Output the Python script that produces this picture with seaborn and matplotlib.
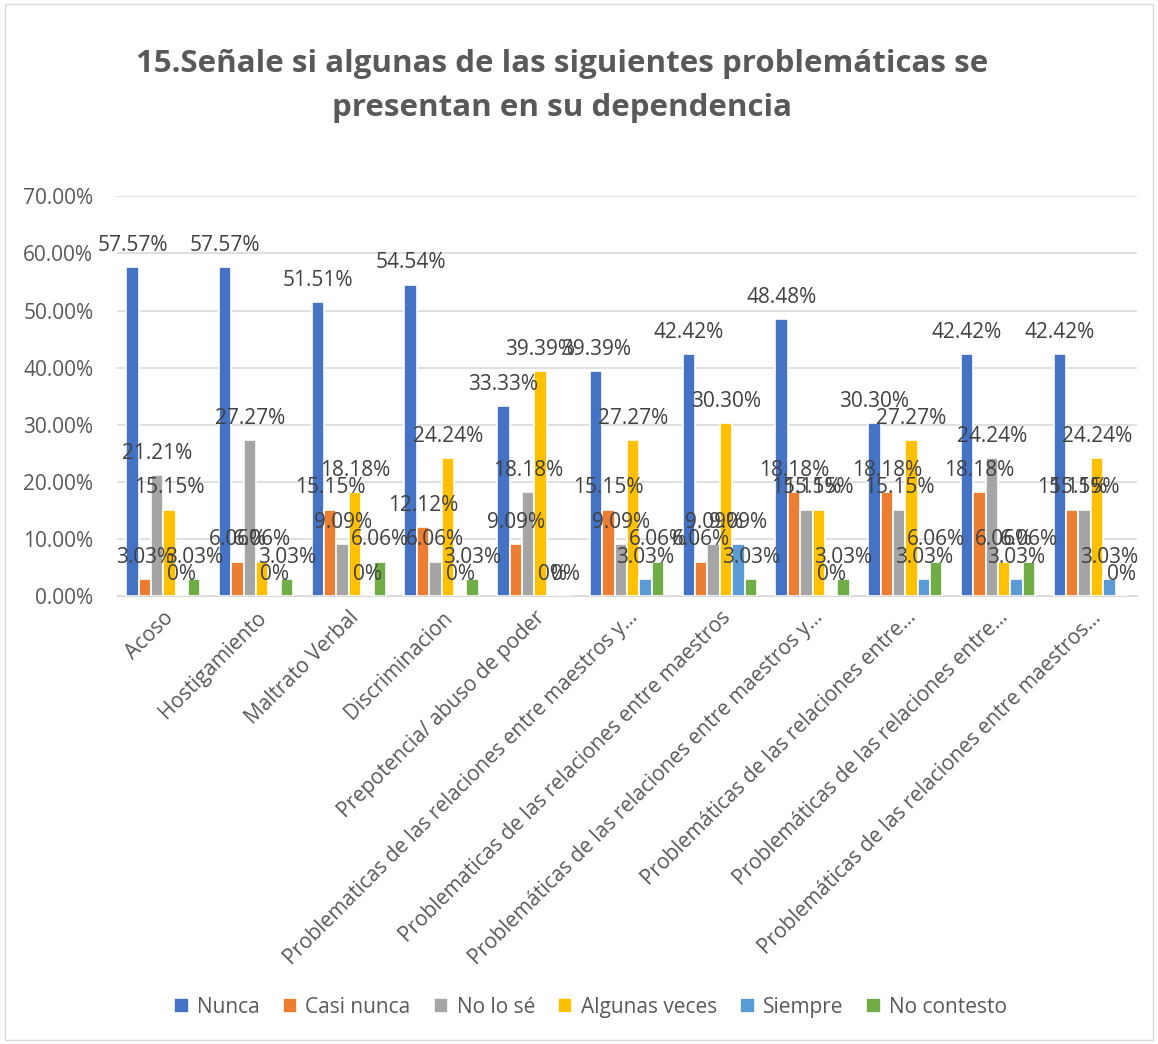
import numpy as np
import pandas as pd
import seaborn as sns
import matplotlib.pyplot as plt
from matplotlib.patches import Rectangle

categorias = [
    "Acoso",
    "Hostigamiento",
    "Maltrato Verbal",
    "Discriminacion",
    "Prepotencia/ abuso de poder",
    "Problematicas de las relaciones entre maestros y…",
    "Problematicas de las relaciones entre maestros",
    "Problemáticas de las relaciones entre maestros y…",
    "Problemáticas de las relaciones entre…",
    "Problemáticas de las relaciones entre…",
    "Problemáticas de las relaciones entre maestros…",
]
respuestas = ["Nunca", "Casi nunca", "No lo sé", "Algunas veces", "Siempre", "No contesto"]

nunca = [57.57, 57.57, 51.51, 54.54, 33.33, 39.39, 42.42, 48.48, 30.30, 42.42, 42.42]
casi_nunca = [3.03, 6.06, 15.15, 12.12, 9.09, 15.15, 6.06, 18.18, 18.18, 18.18, 15.15]
no_lo_se = [21.21, 27.27, 9.09, 6.06, 18.18, 9.09, 9.09, 15.15, 15.15, 24.24, 15.15]
algunas_veces = [15.15, 6.06, 18.18, 24.24, 39.39, 27.27, 30.30, 15.15, 27.27, 6.06, 24.24]
siempre = [0, 0, 0, 0, 0, 3.03, 9.09, 0, 3.03, 3.03, 3.03]
no_contesto = [3.03, 3.03, 6.06, 3.03, 0, 6.06, 3.03, 3.03, 6.06, 6.06, 0]

colores = ["#4472C4", "#ED7D31", "#A5A5A5", "#FFC000", "#5B9BD5", "#70AD47"]

series = [nunca, casi_nunca, no_lo_se, algunas_veces, siempre, no_contesto]
filas = []
for resp, vals in zip(respuestas, series):
    for i, v in enumerate(vals):
        filas.append({"pos": i, "respuesta": resp, "valor": v / 100})
df = pd.DataFrame(filas)

sns.set_style("white")
plt.rcParams["font.family"] = ["Open Sans", "DejaVu Sans"]
texto = "#595959"

fig = plt.figure(figsize=(11.58, 10.44), dpi=100)
ax = fig.add_axes([0.101, 0.429, 0.881, 0.383])

sns.barplot(data=df, x="pos", y="valor", hue="respuesta", hue_order=respuestas,
            palette=colores, width=0.8, edgecolor="white", linewidth=1.2,
            saturation=1, ax=ax)

# etiquetas encima de cada barra, como en Excel
for cont, vals in zip(ax.containers, series):
    etiquetas = [f"{v:.2f}%" if v else "0%" for v in vals]
    ax.bar_label(cont, labels=etiquetas, padding=8, fontsize=15, color="#404040")

ax.set_ylim(0, 0.70)
ax.set_yticks(np.arange(0, 0.71, 0.10))
ax.set_yticklabels([f"{t*100:.2f}%" for t in np.arange(0, 0.71, 0.10)], fontsize=15, color=texto)
ax.set_xticks(range(len(categorias)))
ax.set_xticklabels(categorias, rotation=45, ha="right", rotation_mode="anchor",
                   fontsize=15, color=texto)
ax.tick_params(axis="y", length=0, pad=17)
ax.tick_params(axis="x", length=0, pad=8)
ax.set_xlabel("")
ax.set_ylabel("")
ax.grid(axis="y", color="#D9D9D9", linewidth=1.2)
ax.set_axisbelow(True)
for s in ["top", "right", "left"]:
    ax.spines[s].set_visible(False)
ax.spines["bottom"].set_color("#D9D9D9")

handles, labels = ax.get_legend_handles_labels()
ax.get_legend().remove()
fig.legend(handles, labels, loc="center", bbox_to_anchor=(0.51, 0.035), ncol=6,
           frameon=False, fontsize=15, handlelength=0.7, handleheight=0.7,
           handletextpad=0.4, columnspacing=1.1, labelcolor=texto)

fig.text(0.485, 0.9175, "15.Señale si algunas de las siguientes problemáticas se\npresentan en su dependencia",
         ha="center", va="center", fontsize=22.5, fontweight="bold", color=texto, linespacing=1.62)

fig.patches.append(Rectangle((0.004, 0.004), 0.992, 0.992, transform=fig.transFigure,
                             fill=False, edgecolor="#D9D9D9", linewidth=1))

fig.savefig("out.png", dpi=100)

____________________

**YOUR GOAL:** Print the complete listing exactly, apart from any pictures.

**ANSWER IN FULL:**
Output the Python script that produces this picture with seaborn and matplotlib.
import numpy as np
import pandas as pd
import seaborn as sns
import matplotlib.pyplot as plt
from matplotlib.patches import Rectangle

categorias = [
    "Acoso",
    "Hostigamiento",
    "Maltrato Verbal",
    "Discriminacion",
    "Prepotencia/ abuso de poder",
    "Problematicas de las relaciones entre maestros y…",
    "Problematicas de las relaciones entre maestros",
    "Problemáticas de las relaciones entre maestros y…",
    "Problemáticas de las relaciones entre…",
    "Problemáticas de las relaciones entre…",
    "Problemáticas de las relaciones entre maestros…",
]
respuestas = ["Nunca", "Casi nunca", "No lo sé", "Algunas veces", "Siempre", "No contesto"]

nunca = [57.57, 57.57, 51.51, 54.54, 33.33, 39.39, 42.42, 48.48, 30.30, 42.42, 42.42]
casi_nunca = [3.03, 6.06, 15.15, 12.12, 9.09, 15.15, 6.06, 18.18, 18.18, 18.18, 15.15]
no_lo_se = [21.21, 27.27, 9.09, 6.06, 18.18, 9.09, 9.09, 15.15, 15.15, 24.24, 15.15]
algunas_veces = [15.15, 6.06, 18.18, 24.24, 39.39, 27.27, 30.30, 15.15, 27.27, 6.06, 24.24]
siempre = [0, 0, 0, 0, 0, 3.03, 9.09, 0, 3.03, 3.03, 3.03]
no_contesto = [3.03, 3.03, 6.06, 3.03, 0, 6.06, 3.03, 3.03, 6.06, 6.06, 0]

colores = ["#4472C4", "#ED7D31", "#A5A5A5", "#FFC000", "#5B9BD5", "#70AD47"]

series = [nunca, casi_nunca, no_lo_se, algunas_veces, siempre, no_contesto]
filas = []
for resp, vals in zip(respuestas, series):
    for i, v in enumerate(vals):
        filas.append({"pos": i, "respuesta": resp, "valor": v / 100})
df = pd.DataFrame(filas)

sns.set_style("white")
plt.rcParams["font.family"] = ["Open Sans", "DejaVu Sans"]
texto = "#595959"

fig = plt.figure(figsize=(11.58, 10.44), dpi=100)
ax = fig.add_axes([0.101, 0.429, 0.881, 0.383])

sns.barplot(data=df, x="pos", y="valor", hue="respuesta", hue_order=respuestas,
            palette=colores, width=0.8, edgecolor="white", linewidth=1.2,
            saturation=1, ax=ax)

# etiquetas encima de cada barra, como en Excel
for cont, vals in zip(ax.containers, series):
    etiquetas = [f"{v:.2f}%" if v else "0%" for v in vals]
    ax.bar_label(cont, labels=etiquetas, padding=8, fontsize=15, color="#404040")

ax.set_ylim(0, 0.70)
ax.set_yticks(np.arange(0, 0.71, 0.10))
ax.set_yticklabels([f"{t*100:.2f}%" for t in np.arange(0, 0.71, 0.10)], fontsize=15, color=texto)
ax.set_xticks(range(len(categorias)))
ax.set_xticklabels(categorias, rotation=45, ha="right", rotation_mode="anchor",
                   fontsize=15, color=texto)
ax.tick_params(axis="y", length=0, pad=17)
ax.tick_params(axis="x", length=0, pad=8)
ax.set_xlabel("")
ax.set_ylabel("")
ax.grid(axis="y", color="#D9D9D9", linewidth=1.2)
ax.set_axisbelow(True)
for s in ["top", "right", "left"]:
    ax.spines[s].set_visible(False)
ax.spines["bottom"].set_color("#D9D9D9")

handles, labels = ax.get_legend_handles_labels()
ax.get_legend().remove()
fig.legend(handles, labels, loc="center", bbox_to_anchor=(0.51, 0.035), ncol=6,
           frameon=False, fontsize=15, handlelength=0.7, handleheight=0.7,
           handletextpad=0.4, columnspacing=1.1, labelcolor=texto)

fig.text(0.485, 0.9175, "15.Señale si algunas de las siguientes problemáticas se\npresentan en su dependencia",
         ha="center", va="center", fontsize=22.5, fontweight="bold", color=texto, linespacing=1.62)

fig.patches.append(Rectangle((0.004, 0.004), 0.992, 0.992, transform=fig.transFigure,
                             fill=False, edgecolor="#D9D9D9", linewidth=1))

fig.savefig("out.png", dpi=100)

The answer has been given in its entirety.